By Shazia Hasan [Dawn.com]

KARACHI: Lack of practice, last-minute change of venues, defensive play, rain, a soggy pitch and a make-shift coach can all serve as good excuses for the Pakistan Football Federation (PFF) for the national team’s 3-0 loss to Bangladesh in the 2014 FIFA World Cup qualifiers at the Sher-e-Bangla Stadium in Dhaka on Wednesday.

Like good politicians, the PFF can also say that this was just the first match of the two-legged event and Pakistan is bound to bounce back in the second tie, to be played at home at the Punjab Stadium in Lahore on Sunday.

But the PFF, for the time being, has decided to remain mum about the causes of defeat while only announcing that they do not intend to replace the team coach after the loss.

“We will stick with Tariq Lutfi unless we have the option of getting a foreign coach,” said PFF Secretary General Col Ahmad Yar Khan Lodhi, while speaking to Dawn.

Whereas Pakistan’s most qualified coach Tariq Lutfi has been adopting a defensive strategy in one match after another and should now be sent home due to this persistent habit of his, he too in turn can point back a finger at the federation for their failure to lineup enough practice matches for the national team prior to the important qualifiers.

All the tours planned for the team couldn’t materialise as several countries declined due to their full schedules in reply to PFF’s proposals.

“What can we do?” Lodhi wondered aloud. “No team wants to tour Pakistan and when we want to visit some country, they say they are busy.”

But the fact is that the PFF, headed by a thorough politician Makhdoom Syed Faisal Saleh Hayat, is better at playing politics than booking tours for its talented team.

While the PFF president may win all kinds of Asian Football Confederation (AFC) and FIFA elections to get into all kinds committees, the laxity on his federation’s part foils all attempts of arranging good tours for the team. They only wake up a month or two ahead of a big event, which is of no use as tours are booked even years in advance.

As for the issue of finding a competent coach for the team, they are weighing qualifications rather than strategy. Perhaps that is why Pakistan has only won five games since the current PFF management took over in 2007.

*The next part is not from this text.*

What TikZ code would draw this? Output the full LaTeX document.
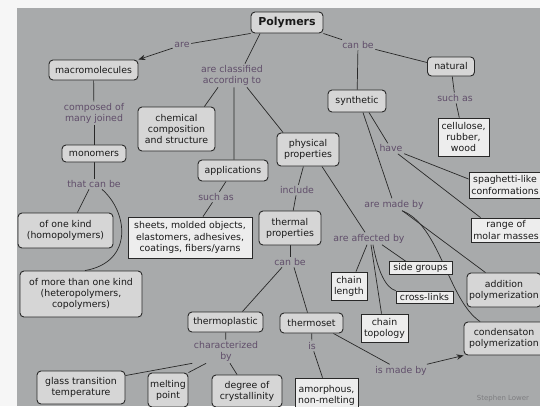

They ignored so many offers from good foreign coaches who were willing to take on the challenge of training the side including Graham Roberts of England and Wolfgang Jerat of Germany, both of whom even came down to Pakistan but left without signing any deal.

The reason given by the PFF for not hiring them is lack of funds for which they blame the Pakistan Sports Board and the government. But they are still without a good foreign coach who is the need of the hour, despite Faisal Saleh Hayat being a part of the government now.

Sadly, in the past when the PFF did manage to get hold of a good coach, they antagonized him by quickly laying the blame on for the lost matches, as was done with George Kottan of Austria.

Yes, the PFF is only good at one thing, fulfilling AFC and FIFA’s requirements on paper to keep receiving the funds from them.

Meanwhile, the green jerseys, one of the 16 lowest-ranked teams playing the current home and away qualifiers, is now on the verge of crashing out in the first round itself after already losing two other important qualifying rounds this year such as the 2012 Olympic qualifying matches that they lost to Malaysia and the AFC Challenge Cup qualifiers which they lost to India.

Their only chance to make it to the second round is to score a close-to-impossible 4-0 victory in the second leg.

No one here is interested in victories, really. And no one here will raise their voice against the workings of this incompetent federation as football in Pakistan is yet to achieve the kind of glory that came our way in cricket and hockey.

So while the National Assembly and Senate standing committees on sports and the various sports ministers continue to demand answers from national cricket and hockey managements for their poor performances, no one really worries about football despite the untapped talent for the world famous game available in the country.